The whole theme of Captain America: Civil War is the Sokovia Accords — heroes are making too much collateral damage and people are dying. It’s accidental, but it brings up the question of whether the Avengers have too much power.
Heroes like Deadpool, Wolverine, and The Punisher act realistic to their villains. Because not everyone deserves to live. These people aren’t going to have some kind of redemption day. But Superman twists Zod’s neck as he’s about to laser a lobby full of people and everyone loses their minds. The audience wants to have it both ways.
The whole crux of the “Under the Red Hood” comic arc in Batman is that Jason Todd (Robin), who was literally killed by the Joker, is pissed that Batman keeps letting Joker live. It’s just a perpetual cycle of he’s arrested, he escapes and kills people, he’s arrested, he escapes and kills people. One might argue the justice system is letting him out, but the whole point of Batman is that he can operate outside the broken system of justice. That’s the point of any superhero. (Related article: Why Can’t Superheroes Kill?)
I swear I’m trying to relate this back to Carrie.
My point is heroes get this “pass” because deep down, we know not all life is sacred. You know it and I know it. Do cops think life is sacred? Certainly not the black ones. Do you think the terrorists from 9/11 believed life was sacred?
Do you think the terrorists’ lives themselves were sacred? Let me ask you this: if you had the chance to save Mohamed Atta‘s life right before his hijacked American Airlines Flight 11 crashed into the North Tower of the World Trade Center, would you do it? I can guess your answer. (And no, you can’t save him so he stands trial–he’s teleported to an African savannah or somewhere he’s safe and out of jurisdiction).

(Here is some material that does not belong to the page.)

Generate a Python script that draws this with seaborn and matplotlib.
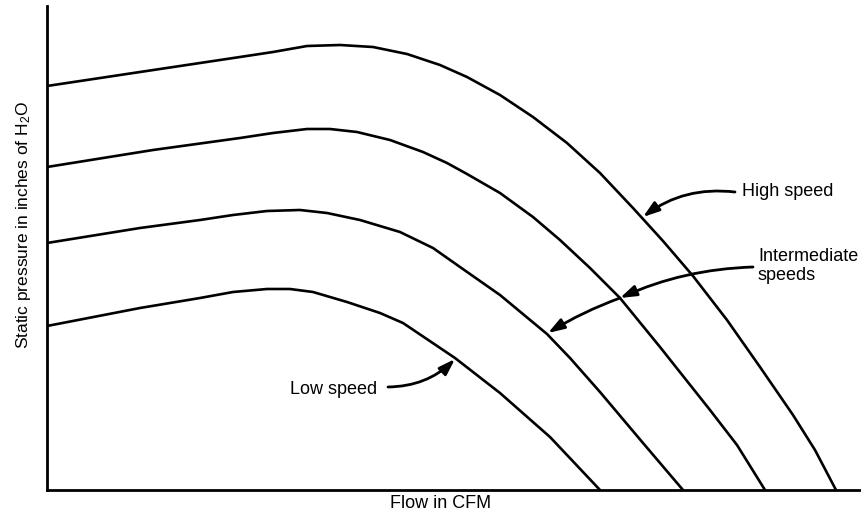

So if heroes don’t think all life is sacred, why should Carrie? Why should you?
All these people are the worst kind of people (like I said–King writes about monsters upon monsters). Chris Hargensen and Billy Nolan aren’t going to be missed. They’re not on their way to promising careers as doctors. Hell, not even good enough to be TikTok influencers (if that was a thing at the time).
All of them (except Sue, who becomes the final girl), take great delight in the misery of Carrie. At different degrees, sure, but they do it. And taking pleasure from someone else’s pain is the definition of evil. It’s not whether they deserve to die, it’s whether they deserve to live.
You simply can’t go through what Carrie went through and come out the other side a normal upstanding young woman.
Through the story, Carrie goes from the lowest point in her life to the happiest. She starts by cowering naked in a corner of the shower, at her most vulnerable, being abused and assaulted by people who are supposed to be her friends and peers
At the end, she’s on a date with the cutest boy in school, dancing, dressed and beautiful like the girls she wants to be like. There she is on stage, crowned as prom queen. Everyone loves and praises her. It’s like a dizzying dream.
Then it’s all taken out from her. She’s standing in front of everyone, covered in blood, like she was before. They’ve all gone from cherishing her to laughing at her. She’s right back where she started in the shower. You can’t go from the best moment in your life to the worst so quickly and not expect something to snap. The human mind simply isn’t fixed for that.
I read something in a book recently that sums this up perfectly.
“[H]uman beings have limits. And you can say all you want about the world being unfair and people rising above the atrocities done to them, but everyone is different. Some are hard as steel, but some are fragile, and you never know which one you’re going to get.”-from Memory Man by David Baldacci
The thing about vengeance is you can’t stop. It gets bigger and bigger until it takes out everyone. Maybe that’s why Batman keeps dissuading Robin from killing Two-Face in Batman & Robin. Maybe that’s why he has his vow against killing. Because once he jumps into that abyss, there’s no jumping back out. It destroys your ability to differentiate the guilty from the innocent. As suddenly everyone looks like they were part of the crime.
“The person who pursues revenge should dig two graves.”Old proverb
So Carrie is like a shockwave. First, she takes out those who were mean to her. The ones who wronged her. Then those who laughed at her. Then everyone.
It’s like a rolling boulder. And the only way to stop it is to run in front and get killed. That’s why so many vengeance plots end with the protagonist dying at the same time. (e.g. Ravenous, The War of the Roses, Thelma & Louise, Gladiator, The Prestige, The Hateful Eight. Oh, spoilers.)
Add some temporary insanity to that, and you have a gym full of high school student soup. He who fights monsters must ensure they do not become one themself.
The sad thing is, if Carrie had done nothing and waited until she could get out of the crap town she was in, the crap high school, the crap house, the crap life, things might have gotten better for her. But when you’re pushed against the wall like that, with no ways to answer back, how do you act? You might say Carrie acted wrong. I say “what options did she have?”
What Carrie did wasn’t right. But if I was on the jury at her trial, I would vote “not guilty.”